───── RECORDS FOR THE EXERCISE

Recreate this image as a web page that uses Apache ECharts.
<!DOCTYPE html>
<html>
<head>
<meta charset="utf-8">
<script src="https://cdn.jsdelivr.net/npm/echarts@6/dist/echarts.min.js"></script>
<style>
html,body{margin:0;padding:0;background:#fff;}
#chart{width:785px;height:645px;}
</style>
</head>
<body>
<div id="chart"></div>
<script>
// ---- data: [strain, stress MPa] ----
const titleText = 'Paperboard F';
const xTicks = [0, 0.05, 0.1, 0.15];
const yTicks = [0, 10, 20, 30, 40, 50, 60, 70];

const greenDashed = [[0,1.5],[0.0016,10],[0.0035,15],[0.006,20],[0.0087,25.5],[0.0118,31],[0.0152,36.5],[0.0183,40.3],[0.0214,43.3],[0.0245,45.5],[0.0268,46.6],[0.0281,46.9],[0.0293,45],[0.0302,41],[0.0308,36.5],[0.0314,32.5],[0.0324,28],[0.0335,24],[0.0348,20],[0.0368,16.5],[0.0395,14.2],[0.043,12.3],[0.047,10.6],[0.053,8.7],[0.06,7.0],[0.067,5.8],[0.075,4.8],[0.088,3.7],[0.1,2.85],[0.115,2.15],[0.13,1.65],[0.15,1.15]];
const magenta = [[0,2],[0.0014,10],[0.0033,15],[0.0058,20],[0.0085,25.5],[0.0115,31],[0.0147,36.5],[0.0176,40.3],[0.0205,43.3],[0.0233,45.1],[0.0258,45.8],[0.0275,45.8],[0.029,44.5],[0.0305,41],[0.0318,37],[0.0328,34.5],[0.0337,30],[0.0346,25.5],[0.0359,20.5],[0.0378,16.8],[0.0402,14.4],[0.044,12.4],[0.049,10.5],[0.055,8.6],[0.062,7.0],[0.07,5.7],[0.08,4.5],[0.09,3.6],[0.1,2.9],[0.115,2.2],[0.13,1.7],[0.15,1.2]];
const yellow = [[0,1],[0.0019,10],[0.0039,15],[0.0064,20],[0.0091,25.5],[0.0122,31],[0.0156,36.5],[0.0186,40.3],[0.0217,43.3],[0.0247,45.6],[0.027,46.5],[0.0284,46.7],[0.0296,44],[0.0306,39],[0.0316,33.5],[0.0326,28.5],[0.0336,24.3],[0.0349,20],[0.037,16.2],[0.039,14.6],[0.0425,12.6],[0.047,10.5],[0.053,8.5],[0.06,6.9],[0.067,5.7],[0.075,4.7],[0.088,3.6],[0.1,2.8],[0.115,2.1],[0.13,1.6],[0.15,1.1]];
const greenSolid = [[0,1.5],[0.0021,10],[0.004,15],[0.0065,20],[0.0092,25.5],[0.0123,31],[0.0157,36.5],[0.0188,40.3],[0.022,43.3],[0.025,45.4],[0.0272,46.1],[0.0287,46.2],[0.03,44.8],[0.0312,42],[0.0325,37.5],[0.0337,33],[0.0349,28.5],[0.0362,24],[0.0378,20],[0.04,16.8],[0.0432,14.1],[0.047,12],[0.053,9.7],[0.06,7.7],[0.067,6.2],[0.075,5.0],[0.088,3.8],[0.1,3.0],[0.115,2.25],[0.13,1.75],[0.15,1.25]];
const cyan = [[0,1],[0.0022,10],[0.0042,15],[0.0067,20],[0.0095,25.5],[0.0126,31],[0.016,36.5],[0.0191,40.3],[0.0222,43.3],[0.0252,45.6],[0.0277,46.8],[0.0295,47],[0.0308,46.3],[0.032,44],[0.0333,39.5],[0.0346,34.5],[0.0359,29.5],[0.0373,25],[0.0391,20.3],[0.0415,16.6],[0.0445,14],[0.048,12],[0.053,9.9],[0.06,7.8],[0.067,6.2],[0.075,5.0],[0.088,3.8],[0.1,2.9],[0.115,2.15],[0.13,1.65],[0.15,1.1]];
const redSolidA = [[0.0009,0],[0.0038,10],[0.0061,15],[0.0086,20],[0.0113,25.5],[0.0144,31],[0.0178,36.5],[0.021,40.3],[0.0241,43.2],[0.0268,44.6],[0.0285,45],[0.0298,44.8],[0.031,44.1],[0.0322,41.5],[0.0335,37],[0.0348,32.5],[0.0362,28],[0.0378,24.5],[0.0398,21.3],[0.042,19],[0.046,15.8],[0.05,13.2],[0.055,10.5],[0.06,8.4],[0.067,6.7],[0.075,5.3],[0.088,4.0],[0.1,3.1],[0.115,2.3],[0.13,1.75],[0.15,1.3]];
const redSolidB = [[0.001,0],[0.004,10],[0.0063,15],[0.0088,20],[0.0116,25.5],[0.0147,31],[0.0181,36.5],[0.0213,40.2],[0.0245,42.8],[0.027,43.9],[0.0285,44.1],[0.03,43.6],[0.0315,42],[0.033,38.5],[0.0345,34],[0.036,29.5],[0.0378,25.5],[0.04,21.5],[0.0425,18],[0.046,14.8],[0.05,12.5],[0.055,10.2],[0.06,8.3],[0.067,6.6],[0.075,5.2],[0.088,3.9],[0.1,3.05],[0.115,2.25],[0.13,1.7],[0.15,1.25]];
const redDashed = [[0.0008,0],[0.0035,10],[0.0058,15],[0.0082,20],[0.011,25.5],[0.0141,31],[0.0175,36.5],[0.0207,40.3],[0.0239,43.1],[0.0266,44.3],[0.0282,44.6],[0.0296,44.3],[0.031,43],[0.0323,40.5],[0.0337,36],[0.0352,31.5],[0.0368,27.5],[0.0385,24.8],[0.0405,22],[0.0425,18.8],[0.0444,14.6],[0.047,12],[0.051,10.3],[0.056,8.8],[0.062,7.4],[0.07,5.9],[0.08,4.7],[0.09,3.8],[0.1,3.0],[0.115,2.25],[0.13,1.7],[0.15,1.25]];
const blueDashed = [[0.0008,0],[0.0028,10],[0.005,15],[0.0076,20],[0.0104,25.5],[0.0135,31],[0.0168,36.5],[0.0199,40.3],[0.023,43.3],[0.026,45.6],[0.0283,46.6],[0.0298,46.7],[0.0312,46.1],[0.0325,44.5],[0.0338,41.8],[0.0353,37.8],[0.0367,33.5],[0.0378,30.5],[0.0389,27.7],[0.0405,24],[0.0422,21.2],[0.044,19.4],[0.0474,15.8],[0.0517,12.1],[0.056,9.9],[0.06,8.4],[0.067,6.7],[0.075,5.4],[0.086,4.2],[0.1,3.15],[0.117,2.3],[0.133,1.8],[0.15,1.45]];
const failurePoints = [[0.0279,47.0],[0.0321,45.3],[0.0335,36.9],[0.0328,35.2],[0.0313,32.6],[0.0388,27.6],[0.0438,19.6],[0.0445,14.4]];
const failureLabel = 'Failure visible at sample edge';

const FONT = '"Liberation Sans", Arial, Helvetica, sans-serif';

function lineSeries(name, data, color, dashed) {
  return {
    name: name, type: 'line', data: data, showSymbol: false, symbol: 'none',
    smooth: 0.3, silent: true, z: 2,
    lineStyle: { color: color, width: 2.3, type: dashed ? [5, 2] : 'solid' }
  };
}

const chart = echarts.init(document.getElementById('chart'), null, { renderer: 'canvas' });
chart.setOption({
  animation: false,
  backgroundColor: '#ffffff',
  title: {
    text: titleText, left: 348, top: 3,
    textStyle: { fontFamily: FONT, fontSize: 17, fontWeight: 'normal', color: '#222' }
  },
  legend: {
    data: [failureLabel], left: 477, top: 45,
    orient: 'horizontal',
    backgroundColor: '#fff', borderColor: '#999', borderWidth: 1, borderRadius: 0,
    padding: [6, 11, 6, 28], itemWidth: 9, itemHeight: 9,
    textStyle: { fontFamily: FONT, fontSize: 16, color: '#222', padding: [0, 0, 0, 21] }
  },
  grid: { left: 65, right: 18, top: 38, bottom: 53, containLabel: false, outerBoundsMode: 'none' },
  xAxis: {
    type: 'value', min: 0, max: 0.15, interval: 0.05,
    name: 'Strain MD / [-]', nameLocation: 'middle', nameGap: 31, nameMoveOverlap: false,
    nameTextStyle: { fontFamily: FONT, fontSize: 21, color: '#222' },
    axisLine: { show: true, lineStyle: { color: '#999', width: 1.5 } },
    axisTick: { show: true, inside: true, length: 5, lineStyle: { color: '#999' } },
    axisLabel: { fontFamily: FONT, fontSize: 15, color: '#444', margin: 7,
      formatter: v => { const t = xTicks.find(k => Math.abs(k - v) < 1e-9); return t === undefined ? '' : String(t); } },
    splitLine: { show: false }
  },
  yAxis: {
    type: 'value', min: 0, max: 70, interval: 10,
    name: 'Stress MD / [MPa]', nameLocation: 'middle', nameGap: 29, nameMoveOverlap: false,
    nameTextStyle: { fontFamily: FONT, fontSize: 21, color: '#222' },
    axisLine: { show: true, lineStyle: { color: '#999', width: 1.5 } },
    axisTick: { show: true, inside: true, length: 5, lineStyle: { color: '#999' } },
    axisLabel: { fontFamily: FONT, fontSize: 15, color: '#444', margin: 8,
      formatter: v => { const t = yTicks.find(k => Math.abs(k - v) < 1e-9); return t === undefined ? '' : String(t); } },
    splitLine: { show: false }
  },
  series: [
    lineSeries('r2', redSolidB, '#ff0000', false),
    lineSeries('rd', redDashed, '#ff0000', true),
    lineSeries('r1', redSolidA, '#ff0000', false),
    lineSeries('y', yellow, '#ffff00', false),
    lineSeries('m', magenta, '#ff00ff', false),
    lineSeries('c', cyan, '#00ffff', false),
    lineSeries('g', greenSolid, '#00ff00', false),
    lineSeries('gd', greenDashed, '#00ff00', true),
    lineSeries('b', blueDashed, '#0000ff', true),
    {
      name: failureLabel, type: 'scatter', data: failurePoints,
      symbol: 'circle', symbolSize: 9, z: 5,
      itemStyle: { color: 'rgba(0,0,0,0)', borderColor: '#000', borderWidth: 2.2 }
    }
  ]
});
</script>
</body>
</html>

──────────
───── RECORDS FOR THE EXERCISE

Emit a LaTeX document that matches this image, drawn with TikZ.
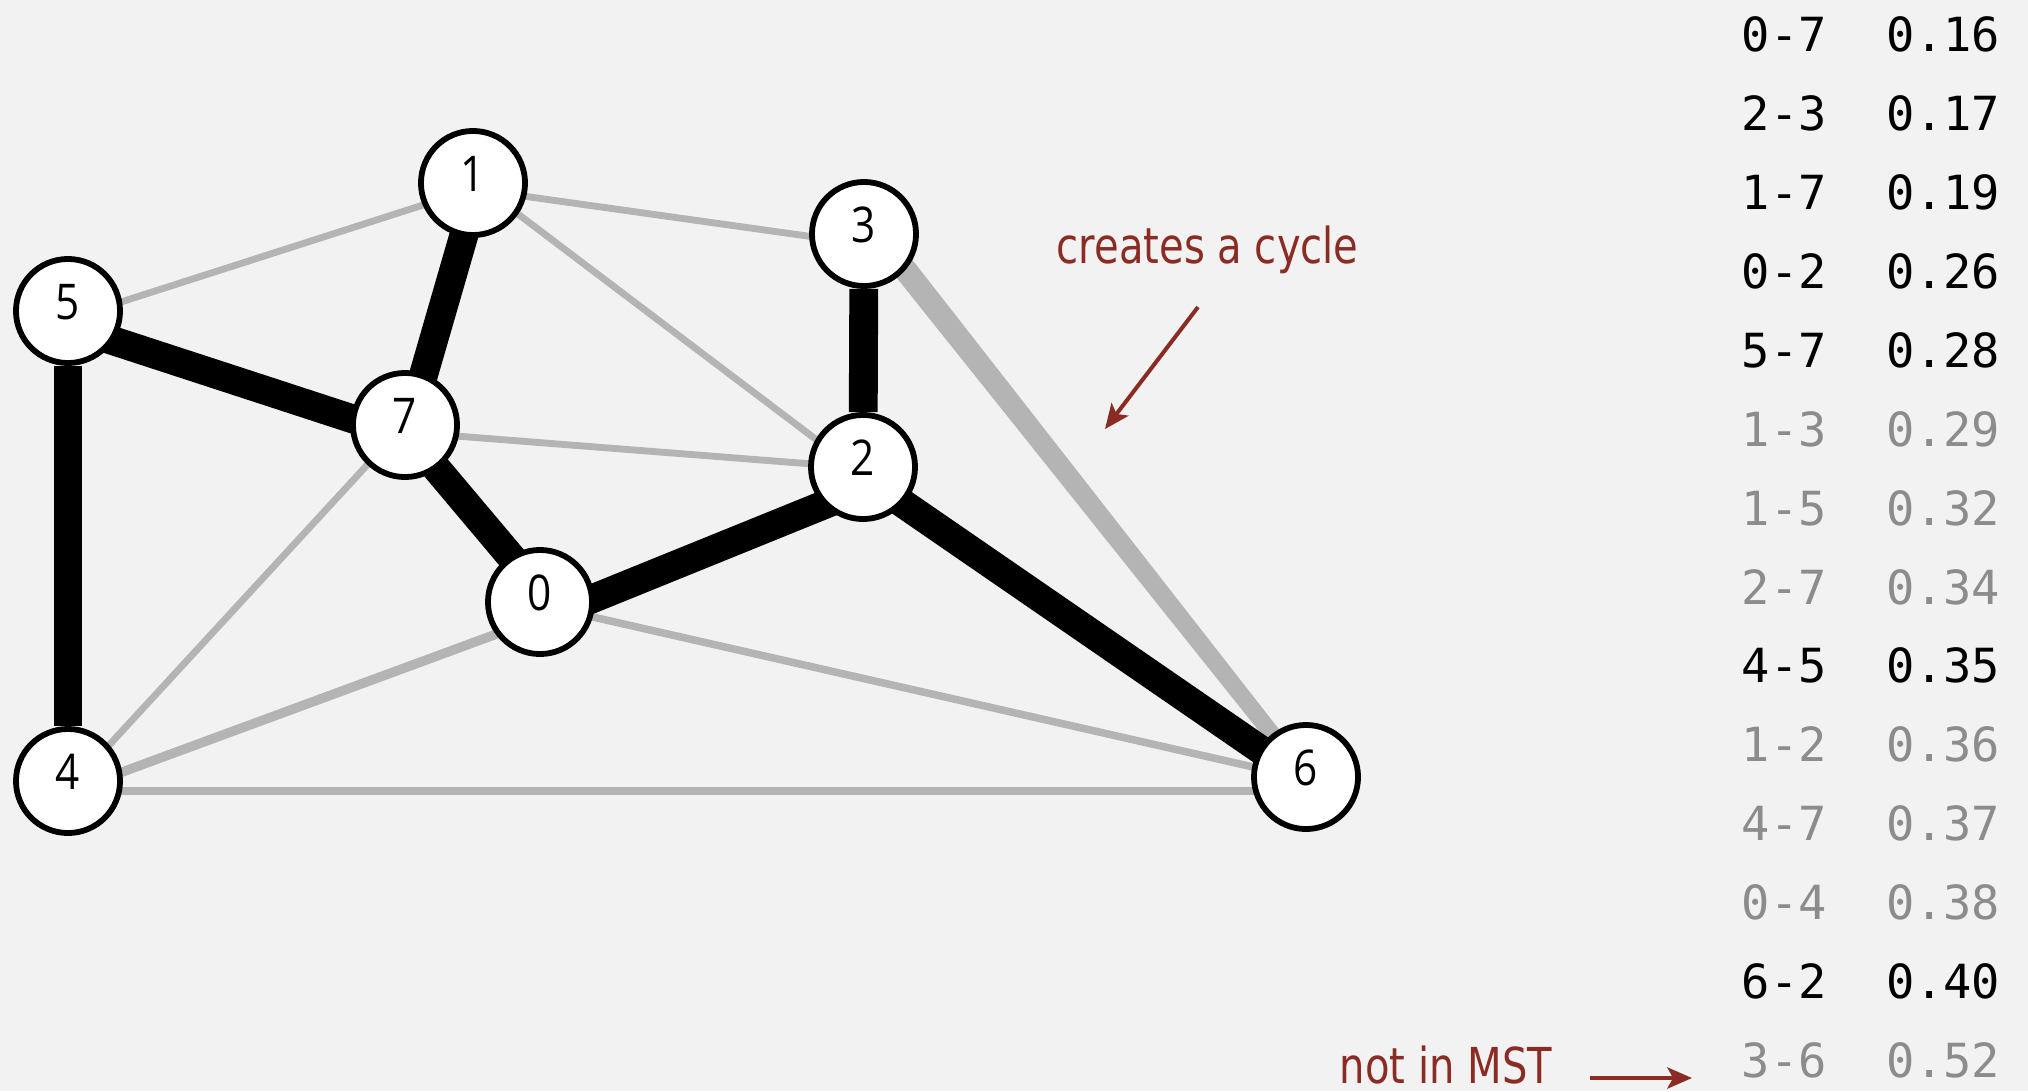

──────────

From the data, pick out every line that includes "document".

const chart = echarts.init(document.getElementById('chart'), null, { renderer: 'canvas' });
Emit a LaTeX document that matches this image, drawn with TikZ.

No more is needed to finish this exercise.